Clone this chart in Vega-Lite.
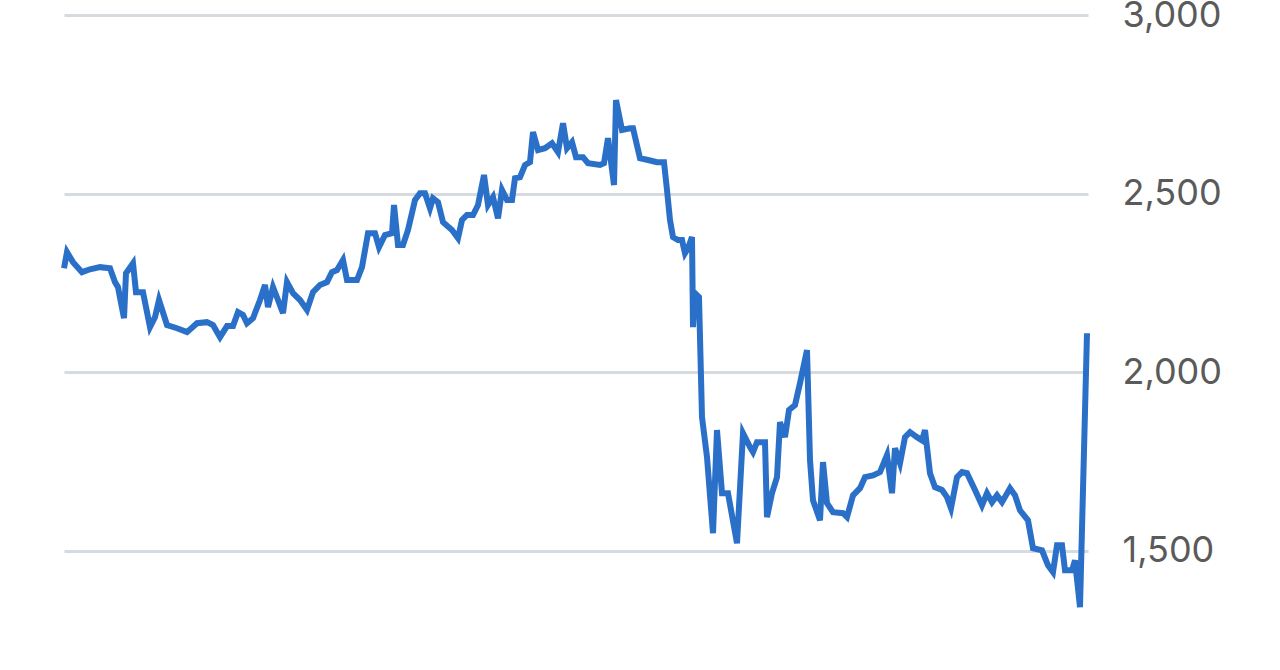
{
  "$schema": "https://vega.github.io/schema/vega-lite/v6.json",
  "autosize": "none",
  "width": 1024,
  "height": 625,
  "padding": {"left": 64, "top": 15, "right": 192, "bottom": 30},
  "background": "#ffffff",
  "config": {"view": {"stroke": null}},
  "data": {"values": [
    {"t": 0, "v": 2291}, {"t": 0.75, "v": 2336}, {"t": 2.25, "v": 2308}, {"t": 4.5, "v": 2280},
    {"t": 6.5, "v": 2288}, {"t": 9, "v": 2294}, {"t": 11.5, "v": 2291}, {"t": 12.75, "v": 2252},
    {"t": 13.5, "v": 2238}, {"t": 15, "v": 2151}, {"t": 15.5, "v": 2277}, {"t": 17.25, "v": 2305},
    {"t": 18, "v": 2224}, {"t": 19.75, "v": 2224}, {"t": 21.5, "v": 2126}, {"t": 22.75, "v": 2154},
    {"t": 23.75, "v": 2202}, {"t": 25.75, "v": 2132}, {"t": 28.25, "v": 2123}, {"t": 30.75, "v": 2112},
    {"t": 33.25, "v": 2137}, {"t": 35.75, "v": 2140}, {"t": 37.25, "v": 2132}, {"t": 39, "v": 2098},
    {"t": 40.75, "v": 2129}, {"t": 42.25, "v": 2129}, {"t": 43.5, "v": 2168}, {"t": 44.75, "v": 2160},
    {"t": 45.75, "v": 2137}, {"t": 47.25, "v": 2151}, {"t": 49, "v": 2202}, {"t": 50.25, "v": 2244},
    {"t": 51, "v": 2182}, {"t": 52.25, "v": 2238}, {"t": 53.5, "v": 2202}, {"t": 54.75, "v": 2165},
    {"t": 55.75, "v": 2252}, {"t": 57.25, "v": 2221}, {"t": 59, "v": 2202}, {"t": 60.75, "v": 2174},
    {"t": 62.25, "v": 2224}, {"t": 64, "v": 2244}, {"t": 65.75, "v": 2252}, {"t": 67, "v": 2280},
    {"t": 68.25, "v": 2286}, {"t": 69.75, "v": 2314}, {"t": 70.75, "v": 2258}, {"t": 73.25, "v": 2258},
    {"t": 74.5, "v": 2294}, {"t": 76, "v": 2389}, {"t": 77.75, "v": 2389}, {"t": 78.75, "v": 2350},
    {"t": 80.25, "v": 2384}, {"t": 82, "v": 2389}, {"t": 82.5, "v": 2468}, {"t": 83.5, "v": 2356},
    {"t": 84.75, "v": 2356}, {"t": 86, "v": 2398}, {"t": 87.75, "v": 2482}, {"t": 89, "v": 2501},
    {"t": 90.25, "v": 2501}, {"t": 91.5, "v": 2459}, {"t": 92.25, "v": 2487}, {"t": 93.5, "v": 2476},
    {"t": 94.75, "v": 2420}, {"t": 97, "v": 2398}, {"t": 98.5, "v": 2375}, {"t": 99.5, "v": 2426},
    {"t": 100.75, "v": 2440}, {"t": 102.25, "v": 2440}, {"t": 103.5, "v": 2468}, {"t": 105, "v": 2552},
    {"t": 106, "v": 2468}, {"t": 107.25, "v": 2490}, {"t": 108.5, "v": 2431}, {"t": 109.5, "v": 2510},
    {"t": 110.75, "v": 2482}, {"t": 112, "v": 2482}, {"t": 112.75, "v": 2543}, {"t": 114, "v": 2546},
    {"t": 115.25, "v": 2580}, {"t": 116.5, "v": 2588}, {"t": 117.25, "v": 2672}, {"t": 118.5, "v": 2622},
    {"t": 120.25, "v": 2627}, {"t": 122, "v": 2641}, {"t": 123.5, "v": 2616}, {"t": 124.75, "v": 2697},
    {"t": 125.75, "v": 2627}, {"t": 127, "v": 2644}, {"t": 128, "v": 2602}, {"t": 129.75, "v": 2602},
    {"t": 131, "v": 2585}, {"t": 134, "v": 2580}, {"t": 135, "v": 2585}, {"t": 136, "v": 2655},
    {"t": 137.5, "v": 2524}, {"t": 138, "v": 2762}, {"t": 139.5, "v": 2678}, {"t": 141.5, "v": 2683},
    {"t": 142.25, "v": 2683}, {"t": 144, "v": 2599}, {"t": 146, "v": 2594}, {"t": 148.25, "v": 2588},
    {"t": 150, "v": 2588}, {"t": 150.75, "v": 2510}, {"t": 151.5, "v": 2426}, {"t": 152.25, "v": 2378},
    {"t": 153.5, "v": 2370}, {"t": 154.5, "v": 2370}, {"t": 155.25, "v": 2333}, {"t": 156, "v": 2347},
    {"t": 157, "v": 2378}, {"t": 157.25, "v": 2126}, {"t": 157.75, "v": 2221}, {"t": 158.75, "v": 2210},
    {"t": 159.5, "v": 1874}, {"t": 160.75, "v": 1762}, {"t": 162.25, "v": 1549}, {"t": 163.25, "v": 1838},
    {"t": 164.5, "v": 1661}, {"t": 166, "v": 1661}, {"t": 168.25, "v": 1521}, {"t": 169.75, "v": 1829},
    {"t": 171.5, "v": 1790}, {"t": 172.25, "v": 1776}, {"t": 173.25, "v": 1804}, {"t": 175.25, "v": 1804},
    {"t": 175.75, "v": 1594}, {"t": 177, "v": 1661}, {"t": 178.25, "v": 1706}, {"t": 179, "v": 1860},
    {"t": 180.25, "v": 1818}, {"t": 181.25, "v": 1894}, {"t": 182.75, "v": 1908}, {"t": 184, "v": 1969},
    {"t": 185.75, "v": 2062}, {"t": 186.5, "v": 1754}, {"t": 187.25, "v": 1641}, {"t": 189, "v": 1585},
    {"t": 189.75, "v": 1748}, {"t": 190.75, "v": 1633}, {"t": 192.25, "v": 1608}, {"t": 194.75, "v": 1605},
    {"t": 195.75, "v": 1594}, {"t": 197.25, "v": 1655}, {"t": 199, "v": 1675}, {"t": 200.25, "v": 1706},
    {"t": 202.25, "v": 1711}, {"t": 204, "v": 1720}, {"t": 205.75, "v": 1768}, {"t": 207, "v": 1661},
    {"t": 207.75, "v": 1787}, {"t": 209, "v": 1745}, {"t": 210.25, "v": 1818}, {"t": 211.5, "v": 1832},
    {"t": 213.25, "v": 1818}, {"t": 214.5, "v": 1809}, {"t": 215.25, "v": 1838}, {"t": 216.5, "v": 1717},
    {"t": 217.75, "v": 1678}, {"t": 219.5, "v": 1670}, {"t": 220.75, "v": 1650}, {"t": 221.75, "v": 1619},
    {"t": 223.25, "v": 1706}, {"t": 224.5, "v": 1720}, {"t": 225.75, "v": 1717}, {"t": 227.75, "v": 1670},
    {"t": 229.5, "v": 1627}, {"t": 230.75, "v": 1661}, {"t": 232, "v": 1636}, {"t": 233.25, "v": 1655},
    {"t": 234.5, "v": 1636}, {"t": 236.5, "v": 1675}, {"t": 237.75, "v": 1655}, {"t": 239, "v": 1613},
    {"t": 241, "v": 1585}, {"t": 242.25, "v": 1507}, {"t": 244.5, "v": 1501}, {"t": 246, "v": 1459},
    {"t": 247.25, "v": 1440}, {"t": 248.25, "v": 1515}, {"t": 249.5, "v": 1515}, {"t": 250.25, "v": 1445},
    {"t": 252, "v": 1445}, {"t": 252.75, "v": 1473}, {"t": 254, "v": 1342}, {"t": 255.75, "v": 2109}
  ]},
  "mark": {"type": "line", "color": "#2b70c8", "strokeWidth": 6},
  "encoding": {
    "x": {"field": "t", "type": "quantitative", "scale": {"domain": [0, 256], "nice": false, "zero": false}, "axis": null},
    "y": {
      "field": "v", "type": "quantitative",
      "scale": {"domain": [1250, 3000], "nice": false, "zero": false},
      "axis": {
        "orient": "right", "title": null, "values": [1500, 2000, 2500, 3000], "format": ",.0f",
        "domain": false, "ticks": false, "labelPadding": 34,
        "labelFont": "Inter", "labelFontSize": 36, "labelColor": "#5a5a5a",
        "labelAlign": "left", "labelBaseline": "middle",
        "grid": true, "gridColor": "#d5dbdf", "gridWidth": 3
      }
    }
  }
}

=======

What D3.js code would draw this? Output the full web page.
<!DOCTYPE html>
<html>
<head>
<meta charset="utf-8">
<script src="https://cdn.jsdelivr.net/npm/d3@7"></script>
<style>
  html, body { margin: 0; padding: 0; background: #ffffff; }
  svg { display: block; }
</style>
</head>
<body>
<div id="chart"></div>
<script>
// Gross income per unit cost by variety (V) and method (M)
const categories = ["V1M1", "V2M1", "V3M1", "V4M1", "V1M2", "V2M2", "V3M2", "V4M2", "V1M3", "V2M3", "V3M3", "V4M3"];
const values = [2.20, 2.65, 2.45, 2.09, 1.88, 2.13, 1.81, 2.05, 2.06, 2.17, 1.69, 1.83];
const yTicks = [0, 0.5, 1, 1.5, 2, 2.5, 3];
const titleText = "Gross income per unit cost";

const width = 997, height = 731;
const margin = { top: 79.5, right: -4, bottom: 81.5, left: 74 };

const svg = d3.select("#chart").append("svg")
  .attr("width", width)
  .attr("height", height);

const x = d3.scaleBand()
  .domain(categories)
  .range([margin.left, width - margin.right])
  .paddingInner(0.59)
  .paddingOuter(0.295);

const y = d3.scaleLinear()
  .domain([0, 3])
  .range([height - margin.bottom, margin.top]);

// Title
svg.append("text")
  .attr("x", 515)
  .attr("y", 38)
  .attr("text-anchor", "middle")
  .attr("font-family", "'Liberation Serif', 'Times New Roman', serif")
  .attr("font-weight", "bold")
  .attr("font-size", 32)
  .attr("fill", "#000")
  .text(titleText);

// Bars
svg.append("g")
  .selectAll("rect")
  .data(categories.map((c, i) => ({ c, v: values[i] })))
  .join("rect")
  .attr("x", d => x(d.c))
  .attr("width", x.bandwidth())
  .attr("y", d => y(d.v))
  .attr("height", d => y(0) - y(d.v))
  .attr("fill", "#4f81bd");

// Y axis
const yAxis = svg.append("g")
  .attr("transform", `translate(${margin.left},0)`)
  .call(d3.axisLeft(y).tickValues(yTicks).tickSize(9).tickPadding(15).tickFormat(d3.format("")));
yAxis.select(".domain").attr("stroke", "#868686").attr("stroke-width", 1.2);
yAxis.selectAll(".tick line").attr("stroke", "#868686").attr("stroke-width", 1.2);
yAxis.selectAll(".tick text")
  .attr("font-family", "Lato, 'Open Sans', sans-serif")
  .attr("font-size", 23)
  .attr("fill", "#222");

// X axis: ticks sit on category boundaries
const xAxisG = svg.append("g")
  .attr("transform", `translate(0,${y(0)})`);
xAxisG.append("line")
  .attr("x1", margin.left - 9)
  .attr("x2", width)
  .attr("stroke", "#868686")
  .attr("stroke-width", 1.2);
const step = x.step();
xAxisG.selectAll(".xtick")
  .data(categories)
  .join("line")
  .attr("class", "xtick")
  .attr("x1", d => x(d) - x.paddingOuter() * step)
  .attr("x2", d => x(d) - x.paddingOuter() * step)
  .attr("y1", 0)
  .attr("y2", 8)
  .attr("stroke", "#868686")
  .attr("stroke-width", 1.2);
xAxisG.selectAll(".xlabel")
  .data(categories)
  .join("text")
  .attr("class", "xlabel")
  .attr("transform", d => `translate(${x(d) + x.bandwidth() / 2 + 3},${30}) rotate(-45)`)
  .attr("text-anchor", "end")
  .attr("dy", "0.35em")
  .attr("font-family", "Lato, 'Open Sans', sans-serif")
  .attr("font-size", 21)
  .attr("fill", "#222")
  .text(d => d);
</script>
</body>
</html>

=======

• [Required work] Exactly repeat the lines from the line with "What D3.js code" to the line with "81.5, left: 74", including both, and output nothing else.

• [Written answer]
What D3.js code would draw this? Output the full web page.
<!DOCTYPE html>
<html>
<head>
<meta charset="utf-8">
<script src="https://cdn.jsdelivr.net/npm/d3@7"></script>
<style>
  html, body { margin: 0; padding: 0; background: #ffffff; }
  svg { display: block; }
</style>
</head>
<body>
<div id="chart"></div>
<script>
// Gross income per unit cost by variety (V) and method (M)
const categories = ["V1M1", "V2M1", "V3M1", "V4M1", "V1M2", "V2M2", "V3M2", "V4M2", "V1M3", "V2M3", "V3M3", "V4M3"];
const values = [2.20, 2.65, 2.45, 2.09, 1.88, 2.13, 1.81, 2.05, 2.06, 2.17, 1.69, 1.83];
const yTicks = [0, 0.5, 1, 1.5, 2, 2.5, 3];
const titleText = "Gross income per unit cost";

const width = 997, height = 731;
const margin = { top: 79.5, right: -4, bottom: 81.5, left: 74 };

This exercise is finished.